== What the exercise asks ==
Take the lines from the head of the listing through the one bearing "plt.rcParams['hatch.linewidth'] = 1.3" and copy them exactly, leaving every picture out.

== Source excerpt ==

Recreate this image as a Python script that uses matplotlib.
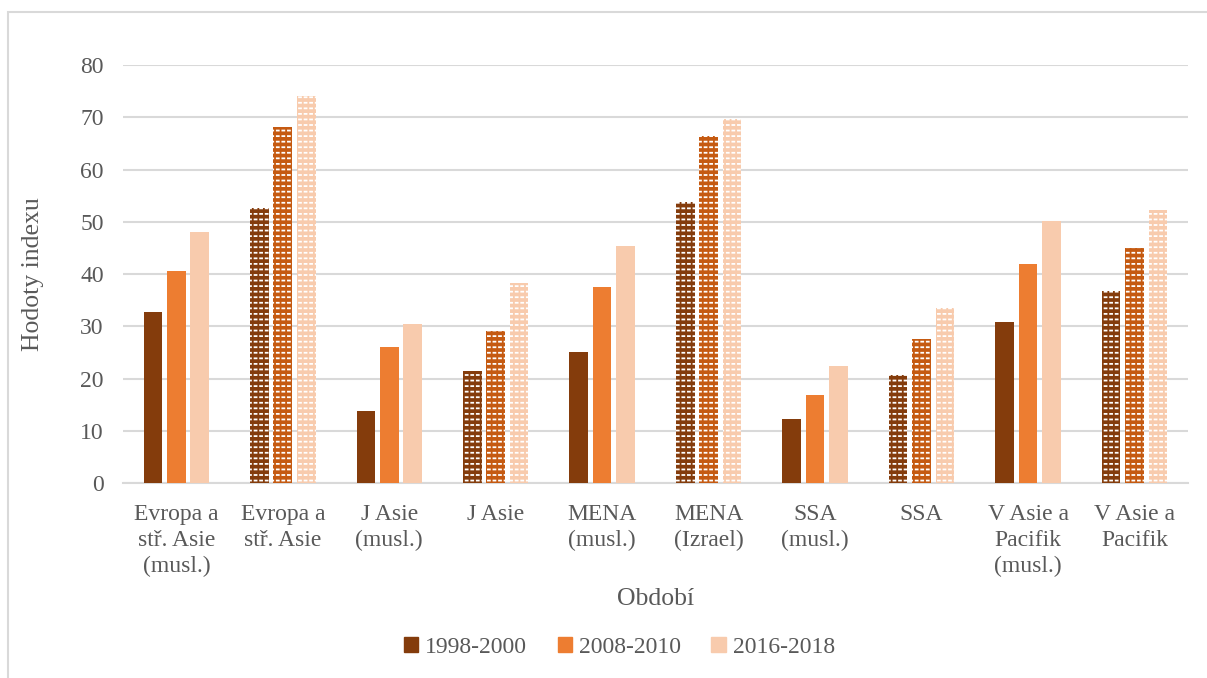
import matplotlib.pyplot as plt
import numpy as np
from matplotlib.patches import Rectangle

plt.rcParams['font.family'] = ['Liberation Serif', 'DejaVu Serif']
plt.rcParams['hatch.linewidth'] = 1.3

categories = ["Evropa a\nstř. Asie\n(musl.)", "Evropa a\nstř. Asie", "J Asie\n(musl.)", "J Asie",
              "MENA\n(musl.)", "MENA\n(Izrael)", "SSA\n(musl.)", "SSA",
              "V Asie a\nPacifik\n(musl.)", "V Asie a\nPacifik"]
series_names = ["1998-2000", "2008-2010", "2016-2018"]
s1998 = [32.7, 52.7, 13.8, 21.5, 25.1, 53.8, 12.3, 20.6, 30.8, 36.7]
s2008 = [40.5, 68.1, 26.1, 29.1, 37.6, 66.5, 16.8, 27.5, 41.9, 45.0]
s2016 = [48.1, 74.0, 30.5, 38.3, 45.4, 69.7, 22.4, 33.4, 50.2, 52.3]
hatched = [False, True, False, True, False, True, False, True, False, True]

colors = ['#843C0C', '#ED7D31', '#F8CBAD']
hatch_colors = ['#843C0C', '#C55A11', '#F8CBAD']
grey = '#595959'

fig = plt.figure(figsize=(12.07, 6.78), dpi=100)
ax = fig.add_axes([0.102, 0.2876, 0.882, 0.6165])

# outer chart border
fig.patches.append(Rectangle((8 / 1207, -0.1), 1.1, 1.1 - 12 / 678,
                             transform=fig.transFigure, fill=False,
                             edgecolor='#D9D9D9', linewidth=1.5))

x = np.arange(len(categories))
width = 0.175
offsets = [-0.22, 0.0, 0.22]
for i, vals in enumerate([s1998, s2008, s2016]):
    for j, v in enumerate(vals):
        if hatched[j]:
            # white dashes broken up by vertical lines in bar colour -> brick look
            ax.bar(x[j] + offsets[i], v, width, color=hatch_colors[i],
                   edgecolor='white', linewidth=0, hatch='---', zorder=3)
            ax.bar(x[j] + offsets[i], v, width, facecolor='none',
                   edgecolor=hatch_colors[i], linewidth=0, hatch='|||', zorder=4)
        else:
            ax.bar(x[j] + offsets[i], v, width, color=colors[i],
                   linewidth=0, zorder=3)

ax.set_xlim(-0.5, len(categories) - 0.5)
ax.set_ylim(0, 80)
ax.set_yticks(np.arange(0, 81, 10))
ax.yaxis.grid(True, color='#D9D9D9', linewidth=1.5)
ax.set_axisbelow(True)
for side in ['top', 'right', 'left']:
    ax.spines[side].set_visible(False)
ax.spines['bottom'].set_color('#D9D9D9')
ax.spines['bottom'].set_linewidth(1.5)
ax.tick_params(axis='both', length=0, labelsize=17, colors=grey, pad=14)
ax.set_xticks(x)
ax.set_xticklabels(categories, linespacing=1.3, va='top')
ax.tick_params(axis='x', pad=15)

ax.set_ylabel("Hodoty indexu", fontsize=18.5, color=grey, labelpad=26)
ax.set_xlabel("Období", fontsize=18.5, color=grey, labelpad=8)

handles = [Rectangle((0, 0), 1, 1, color=c) for c in colors]
fig.legend(handles, series_names, loc='center', bbox_to_anchor=(0.513, 0.045),
           ncol=3, frameon=False, fontsize=17, labelcolor=grey,
           handlelength=0.6, handleheight=0.6, handletextpad=0.3, columnspacing=1.3)

fig.savefig("out.png", dpi=100)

== Output for this task ==
Recreate this image as a Python script that uses matplotlib.
import matplotlib.pyplot as plt
import numpy as np
from matplotlib.patches import Rectangle

plt.rcParams['font.family'] = ['Liberation Serif', 'DejaVu Serif']
plt.rcParams['hatch.linewidth'] = 1.3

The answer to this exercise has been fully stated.